“Finland and Sweden applying for membership of NATO is a historic shift for Nordic security policy and co-operation on defence. It makes it possible to see Nordic co-operation on defence in a broader and more binding context,” said Jonas Gahr Støre, Prime Minister of Norway when he received his colleagues from Sweden, Iceland, Finland, and Denmark.
Security and green transition
There were three key points on the agenda of the Nordic prime ministers’ summer meeting: Co-operation on defence, the green transition, and the deteriorating condition of the seas surrounding the Nordic Region. At their joint press conference, the prime ministers stressed that these three issues are so pressing and serious that Nordic co-operation is more important than ever before.
Visit from the German Chancellor
Over the course of the morning, the prime ministers agreed on a joint statement on defence and security, before meeting with the German Chancellor Olaf Scholz in the afternoon to discuss energy security and green industrial development.
In terms of defence, discussions were centred around more concrete co-operation on air defence, logistics and supply, as well as joint exercises and training in the Nordic Region and within the context of NATO.

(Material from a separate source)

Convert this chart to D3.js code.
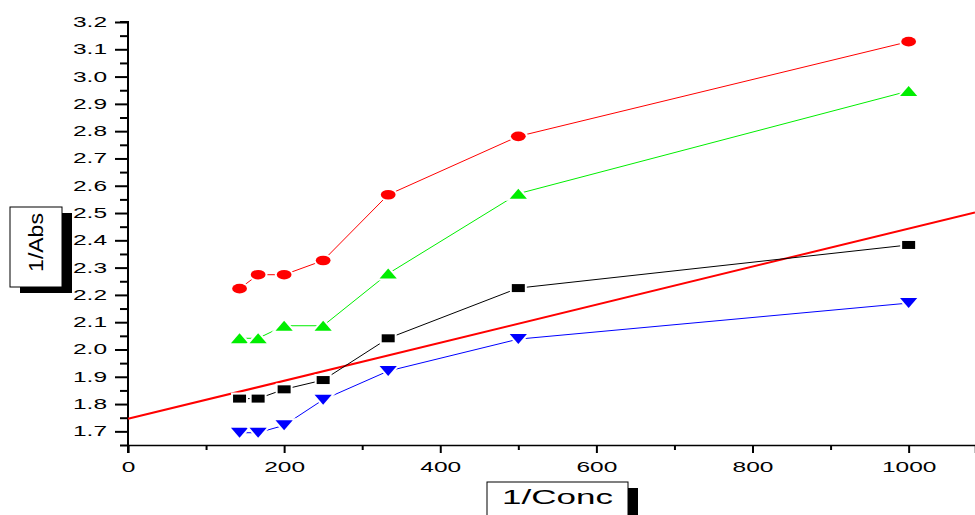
<!DOCTYPE html>
<html>
<head>
<meta charset="utf-8">
<script src="https://cdn.jsdelivr.net/npm/d3@7"></script>
<style>
  body { margin: 0; background: #fff; }
  text { font-family: "Liberation Sans", Arial, sans-serif; fill: #000; }
</style>
</head>
<body>
<div class="chart"></div>
<script>
// data
var concX = [142.9, 166.7, 200, 250, 333.3, 500, 1000];
var redCircles = [2.223, 2.274, 2.274, 2.326, 2.567, 2.781, 3.128];
var greenUp = [2.041, 2.041, 2.087, 2.087, 2.278, 2.571, 2.947];
var blackSquares = [1.820, 1.820, 1.854, 1.888, 2.041, 2.225, 2.383];
var blueDown = [1.695, 1.695, 1.722, 1.816, 1.921, 2.038, 2.170];
// linear fit line (intercept, slope)
var fitLine = [1.746, 0.000697];

var xTicks = [0, 200, 400, 600, 800, 1000];
var xMinor = [100, 300, 500, 700, 900];
var yTicks = [1.7, 1.8, 1.9, 2.0, 2.1, 2.2, 2.3, 2.4, 2.5, 2.6, 2.7, 2.8, 2.9, 3.0, 3.1, 3.2];
var yMinor = [1.65, 1.75, 1.85, 1.95, 2.05, 2.15, 2.25, 2.35, 2.45, 2.55, 2.65, 2.75, 2.85, 2.95, 3.05, 3.15];

var svgWidth = 975;
var svgHeight = 515;
var stretch = 1.75; // text in the picture is wide

var svg = d3.select(".chart")
   .append("svg")
   .attr("width", svgWidth)
   .attr("height", svgHeight);

svg.append("rect").attr("width", svgWidth).attr("height", svgHeight).attr("fill", "#fff");

var xLinearScale = d3.scaleLinear().domain([0, 1085]).range([128, 975]);
var yLinearScale = d3.scaleLinear().domain([1.65, 3.2]).range([445, 22]);

// Axes
var bottomAxis = d3.axisBottom(xLinearScale).tickValues(xTicks).tickSize(8).tickFormat(d3.format("d"));
var bottomMinor = d3.axisBottom(xLinearScale).tickValues(xMinor).tickSize(5).tickFormat("");
var leftAxis = d3.axisLeft(yLinearScale).tickValues(yTicks).tickSize(13).tickFormat(d3.format(".1f"));
var leftMinor = d3.axisLeft(yLinearScale).tickValues(yMinor).tickSize(8).tickFormat("");

var xg = svg.append("g").attr("transform", "translate(0,445)").call(bottomAxis);
svg.append("g").attr("transform", "translate(0,445)").call(bottomMinor).select(".domain").remove();
xg.select(".domain").attr("stroke-width", 1.5);
xg.selectAll(".tick line").attr("stroke-width", 2);
xg.selectAll(".tick text")
  .attr("y", 0).attr("dy", null)
  .attr("transform", "translate(0,26.5) scale(" + stretch + ",1)")
  .style("font-size", "14px");

var yg = svg.append("g").attr("transform", "translate(128,0)").call(leftAxis);
svg.append("g").attr("transform", "translate(128,0)").call(leftMinor).select(".domain").remove();
yg.select(".domain").attr("stroke-width", 2).attr("d", "M-8,22H0V453");
yg.selectAll(".tick line").attr("stroke-width", 2);
yg.selectAll(".tick text")
  .attr("x", 0)
  .attr("transform", "translate(-21,0) scale(" + stretch + ",1)")
  .style("font-size", "14px");
svg.selectAll(".tick line").attr("stroke-width", 2);
svg.selectAll(".domain").attr("stroke", "#000");

// fit line
svg.append("line")
  .attr("x1", xLinearScale(0))
  .attr("y1", yLinearScale(fitLine[0]))
  .attr("x2", xLinearScale(1085))
  .attr("y2", yLinearScale(fitLine[0] + fitLine[1] * 1085))
  .attr("stroke", "#ff0000")
  .attr("stroke-width", 2);

// series
var series = [
  { values: redCircles, color: "#ff0000", shape: "circle" },
  { values: greenUp, color: "#00ee00", shape: "up" },
  { values: blackSquares, color: "#000000", shape: "square" },
  { values: blueDown, color: "#0000ff", shape: "down" }
];

var line = d3.line()
  .x(d => xLinearScale(d[0]))
  .y(d => yLinearScale(d[1]));

function markerPath(shape) {
  if (shape === "circle") return d3.path();
  if (shape === "up") return "M0,-5L8.6,5L-8.6,5Z";
  if (shape === "down") return "M0,5L8.6,-5L-8.6,-5Z";
  return "M-6.5,-4H6.5V4H-6.5Z";
}

series.forEach(function(s) {
  var pts = concX.map((x, i) => [x, s.values[i]]);
  svg.append("path")
    .attr("d", line(pts))
    .attr("fill", "none")
    .attr("stroke", s.color)
    .attr("stroke-width", 1);

  var g = svg.append("g");
  if (s.shape === "circle") {
    g.selectAll("ellipse")
      .data(pts)
      .enter()
      .append("ellipse")
      .attr("cx", d => xLinearScale(d[0]))
      .attr("cy", d => yLinearScale(d[1]))
      .attr("rx", 7.4)
      .attr("ry", 4.8)
      .attr("fill", s.color)
      .attr("stroke", "#fff")
      .attr("stroke-width", 4)
      .style("paint-order", "stroke");
  } else {
    g.selectAll("path")
      .data(pts)
      .enter()
      .append("path")
      .attr("d", markerPath(s.shape))
      .attr("transform", d => `translate(${xLinearScale(d[0])},${yLinearScale(d[1])})`)
      .attr("fill", s.color)
      .attr("stroke", "#fff")
      .attr("stroke-width", 4)
      .attr("stroke-linejoin", "miter")
      .style("paint-order", "stroke");
  }
});

// Y label box with shadow
svg.append("rect").attr("x", 20).attr("y", 213).attr("width", 52).attr("height", 80).attr("fill", "#000");
svg.append("rect").attr("x", 10).attr("y", 207).attr("width", 52).attr("height", 80)
  .attr("fill", "#fff").attr("stroke", "#000").attr("stroke-width", 1);
svg.append("text")
  .attr("transform", "translate(43,242.5) rotate(-90) scale(1.15,1)")
  .attr("text-anchor", "middle")
  .style("font-size", "20px")
  .text("1/Abs");

// X label box with shadow
svg.append("rect").attr("x", 497).attr("y", 488).attr("width", 141).attr("height", 40).attr("fill", "#000");
svg.append("rect").attr("x", 487).attr("y", 482).attr("width", 141).attr("height", 40)
  .attr("fill", "#fff").attr("stroke", "#000").attr("stroke-width", 1);
svg.append("text")
  .attr("transform", "translate(557.5,504) scale(" + stretch + ",1)")
  .attr("text-anchor", "middle")
  .style("font-size", "20px")
  .text("1/Conc");
</script>
</body>
</html>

Renewable energy sources key to sustainability
Norway holds the presidency of the Nordic Council of Ministers this year, and Prime Minister Jonas Gahr Støre made sure to use part of the meeting to follow up on the prime ministers’ vision for Nordic co-operation; that the Nordic Region should be the most sustainable and integrated region in the world by 2030.
Among other things, they agreed to co-operate more closely in the exploitation of offshore wind in the North Sea and the Baltic Sea, as well as other renewable energy sources.
“We need to strengthen and protect our countries in several ways. The Nordic countries should seize the opportunity to show the world that the green transition can be combined with economic growth and more jobs,” said Magdalena Andersson, Prime Minister of Sweden.
Oceans not just an environmental issue
The prime ministers delved into the fact that the marine areas around the Nordic Region are at threat through the loss of biodiversity, pollution, and climate change, and expressed how important it is to strengthen Nordic efforts in favour of sustainable ocean management.
“We can see that climate change has a huge impact on our seas, and we need to take a holistic approach when working on the solutions. It’s not only an environmental issue, but also a question of social sustainability and supply in a broader sense,” said Katrín Jakobsdóttir, Prime Minister of Iceland.